Our next County Commissioner

It was a slightly chilly, but gloriously sunny day on the Oregon Coast. We got the kids dressed and got out into the yard and garden. Everything was in the first stages of spring beginning. My husband Mark was excited to get a window to mow down the spring grass before it got out of control.

In the middle of a deep patch he turned off the mower and yelled up at me, “Do you think it would help your campaign if everyone knew that their next Lincoln County Commissioner liked to do her own yard work?”

I smiled, “It would help, but honesty demands that I admit that I hate mowing – that’s your job.”

He smiled and laughed and I turned my attention to the winter beets. They were beautiful, enormous, and ready to harvest. As I pulled them the smell of the earth mixed with with the fresh mown grass was intoxicating.

A garden is important to me. As a little girl I enjoyed working with my dad in our huge family garden. His love for working with the earth and harvesting food has followed me into my adulthood and is something I now share with my children.

Noble, our 3 year old helped me load the beet bounty into baskets. The abundance we had just pulled out of our family garden was stunning. I noticed another little set of hands reaching for the beet and was struck by a crash of contrasts. We’ve been fostering a little 16-month old girl for the last few weeks. She came to us with a lot of food security issues and had obviously suffered from a significant level of neglect. I’m guessing she had never seen a beet, or worked in the garden with her family, or smelled the fresh dirt. The deep connection I felt to the earth through working in the garden was something that she hadn’t experience until now. I was grateful that in the short time she’d be with our family that she’d know these things and more critically know the deep sense of well-being that comes from a constant source of healthy food.
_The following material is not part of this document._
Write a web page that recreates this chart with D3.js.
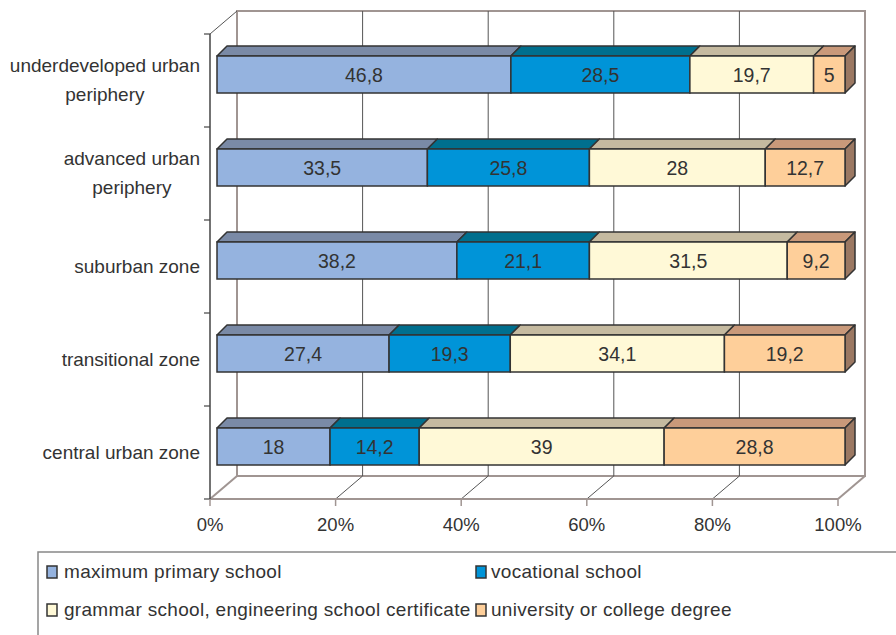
<!DOCTYPE html>
<html>
<head>
<meta charset="utf-8">
<script src="https://cdnjs.cloudflare.com/ajax/libs/d3/7.8.5/d3.min.js"></script>
<style>
  body { margin: 0; background: #fff; }
  text { font-family: "Liberation Sans", Arial, sans-serif; fill: #333; }
</style>
</head>
<body>
<script>
// Chart data
var categories = [
  ["underdeveloped urban", "periphery"],
  ["advanced urban", "periphery"],
  ["suburban zone"],
  ["transitional zone"],
  ["central urban zone"]
];
var seriesNames = [
  "maximum primary school",
  "vocational school",
  "grammar school, engineering school certificate",
  "university or college degree"
];
var primaryValues = [46.8, 33.5, 38.2, 27.4, 18];
var vocationalValues = [28.5, 25.8, 21.1, 19.3, 14.2];
var grammarValues = [19.7, 28, 31.5, 34.1, 39];
var universityValues = [5, 12.7, 9.2, 19.2, 28.8];
var tickValues = [0, 20, 40, 60, 80, 100];

// Colors: front face, top face, side face
var colors = [
  { front: "#95b3df", top: "#7a8aa6", side: "#5f7290" },
  { front: "#0094d8", top: "#006f8e", side: "#005a74" },
  { front: "#fff9d7", top: "#c5baa0", side: "#a89e86" },
  { front: "#fecf9a", top: "#c9997a", side: "#9b7862" }
];

var svgWidth = 896;
var svgHeight = 635;

// Front plane of the plot and the depth of the 3D box
var plot = { left: 210, top: 34, bottom: 499, width: 628 };
var depth = { dx: 27, dy: -23 };
// Bar front face offset from front plane, and bar depth
var barOff = { dx: 7, dy: -6 };
var barDepth = { dx: 10, dy: -10 };

var svg = d3.select("body")
  .append("svg")
  .attr("width", svgWidth)
  .attr("height", svgHeight);

var xScale = d3.scaleLinear()
  .domain([0, 100])
  .range([0, plot.width]);

var yBand = d3.scaleBand()
  .domain(d3.range(categories.length))
  .range([plot.top, plot.bottom]);

var barHeight = 37;

// Back wall
var backLeft = plot.left + depth.dx;
var backTop = plot.top + depth.dy;
var backBottom = plot.bottom + depth.dy;

svg.append("rect")
  .attr("x", backLeft)
  .attr("y", backTop)
  .attr("width", xScale(100))
  .attr("height", backBottom - backTop)
  .attr("fill", "#fff")
  .attr("stroke", "#a09592")
  .attr("stroke-width", 2);

// Vertical gridlines on back wall
svg.selectAll(".grid")
  .data(tickValues.slice(1, -1))
  .enter()
  .append("line")
  .attr("x1", d => backLeft + xScale(d))
  .attr("x2", d => backLeft + xScale(d))
  .attr("y1", backTop)
  .attr("y2", backBottom)
  .attr("stroke", "#555")
  .attr("stroke-width", 1);

// Floor gridlines
svg.selectAll(".floorgrid")
  .data(tickValues)
  .enter()
  .append("line")
  .attr("x1", d => plot.left + xScale(d))
  .attr("y1", plot.bottom)
  .attr("x2", d => backLeft + xScale(d))
  .attr("y2", backBottom)
  .attr("stroke", d => d === 0 || d === 100 ? "#a09592" : "#555")
  .attr("stroke-width", d => d === 0 || d === 100 ? 2 : 1);

// Floor front edge
svg.append("line")
  .attr("x1", plot.left)
  .attr("x2", plot.left + xScale(100))
  .attr("y1", plot.bottom)
  .attr("y2", plot.bottom)
  .attr("stroke", "#a09592")
  .attr("stroke-width", 2);

// Left wall top edge
svg.append("line")
  .attr("x1", plot.left)
  .attr("y1", plot.top)
  .attr("x2", backLeft)
  .attr("y2", backTop)
  .attr("stroke", "#555")
  .attr("stroke-width", 1);

// Left axis line and ticks
svg.append("line")
  .attr("x1", plot.left)
  .attr("x2", plot.left)
  .attr("y1", plot.top)
  .attr("y2", plot.bottom)
  .attr("stroke", "#444")
  .attr("stroke-width", 1.5);

svg.selectAll(".ytick")
  .data(d3.range(categories.length + 1))
  .enter()
  .append("line")
  .attr("x1", plot.left - 6)
  .attr("x2", plot.left)
  .attr("y1", d => plot.top + d * yBand.step())
  .attr("y2", d => plot.top + d * yBand.step())
  .attr("stroke", "#444")
  .attr("stroke-width", 1.2);

// Bottom axis ticks and labels
svg.selectAll(".xtick")
  .data(tickValues)
  .enter()
  .append("line")
  .attr("x1", d => plot.left + xScale(d))
  .attr("x2", d => plot.left + xScale(d))
  .attr("y1", plot.bottom)
  .attr("y2", plot.bottom + 7)
  .attr("stroke", "#a09592")
  .attr("stroke-width", 1.5);

svg.selectAll(".xlabel")
  .data(tickValues)
  .enter()
  .append("text")
  .attr("x", d => plot.left + xScale(d))
  .attr("y", plot.bottom + 32)
  .attr("text-anchor", "middle")
  .style("font-size", "18.5px")
  .text(d => d + "%");

// Category labels, centred as a block with right edge at 200
var labelRight = 200;
categories.forEach(function(lines, i) {
  var cy = yBand(i) + yBand.bandwidth() / 2;
  var g = svg.append("g");
  var texts = g.selectAll("text")
    .data(lines)
    .enter()
    .append("text")
    .attr("y", (d, j) => cy + (j - (lines.length - 1) / 2) * 29 + 6)
    .attr("text-anchor", "middle")
    .style("font-size", "19px")
    .text(d => d);
  var maxW = d3.max(texts.nodes(), n => n.getComputedTextLength());
  texts.attr("x", labelRight - maxW / 2);
});

// Build stacked segments
var allSeries = [primaryValues, vocationalValues, grammarValues, universityValues];
var segments = [];
categories.forEach(function(c, i) {
  var start = 0;
  allSeries.forEach(function(vals, s) {
    segments.push({ row: i, series: s, start: start, value: vals[i], last: s === allSeries.length - 1 });
    start += vals[i];
  });
});

var barGroup = svg.append("g");

segments.forEach(function(d) {
  var x0 = plot.left + barOff.dx + xScale(d.start);
  var x1 = plot.left + barOff.dx + xScale(d.start + d.value);
  var yc = yBand(d.row) + yBand.bandwidth() / 2 + barOff.dy;
  var y0 = yc - barHeight / 2;
  var y1 = yc + barHeight / 2;
  var col = colors[d.series];

  // top face
  barGroup.append("path")
    .attr("d", `M${x0},${y0}L${x0 + barDepth.dx},${y0 + barDepth.dy}L${x1 + barDepth.dx},${y0 + barDepth.dy}L${x1},${y0}Z`)
    .attr("fill", col.top)
    .attr("stroke", "#333")
    .attr("stroke-width", 1.5)
    .attr("stroke-linejoin", "round");

  // side face on last segment
  if (d.last) {
    barGroup.append("path")
      .attr("d", `M${x1},${y0}L${x1 + barDepth.dx},${y0 + barDepth.dy}L${x1 + barDepth.dx},${y1 + barDepth.dy}L${x1},${y1}Z`)
      .attr("fill", col.side)
      .attr("stroke", "#333")
      .attr("stroke-width", 1.5)
      .attr("stroke-linejoin", "round");
  }

  // front face
  barGroup.append("rect")
    .attr("x", x0)
    .attr("y", y0)
    .attr("width", x1 - x0)
    .attr("height", y1 - y0)
    .attr("fill", col.front)
    .attr("stroke", "#333")
    .attr("stroke-width", 1.5);

  barGroup.append("text")
    .attr("x", (x0 + x1) / 2)
    .attr("y", yc + 7)
    .attr("text-anchor", "middle")
    .style("font-size", "19.5px")
    .text(String(d.value).replace(".", ","));
});

// Legend
var legendGroup = svg.append("g");
legendGroup.append("path")
  .attr("d", "M38,640L38,552L900,552")
  .attr("fill", "none")
  .attr("stroke", "#888")
  .attr("stroke-width", 1.5);

var legendPos = [
  { x: 47, y: 572, tx: 64 },
  { x: 476, y: 572, tx: 491 },
  { x: 47, y: 610, tx: 64 },
  { x: 476, y: 610, tx: 491 }
];

seriesNames.forEach(function(name, i) {
  var p = legendPos[i];
  legendGroup.append("rect")
    .attr("x", p.x)
    .attr("y", p.y - 6)
    .attr("width", 10)
    .attr("height", 12)
    .attr("fill", colors[i].front)
    .attr("stroke", "#333")
    .attr("stroke-width", 1.5);
  legendGroup.append("text")
    .attr("x", p.tx)
    .attr("y", p.y + 6)
    .style("font-size", "19px")
    .style("letter-spacing", "0.3px")
    .text(name);
});
</script>
</body>
</html>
When I looked at her little hands wrapped around a beet almost bigger than she was I thought about statistics that have burned themselves into my head – all the children and families in Lincoln County that struggle with poverty, food security and addiction. I ‘do something’ by about those issues by bringing a child into my home and loving and feeding them. As County Commissioner I want to reach into these critical issues and do even more.

My husband and I have a very close relationship. He saw me with the babies and the beets and seemed to know what I was thinking. He came up behind me, kissed me on the head and said quietly, “Do you think it would help your campaign if everyone knew how badly their next County Commissioner wanted every child in the county to have enough food to eat?”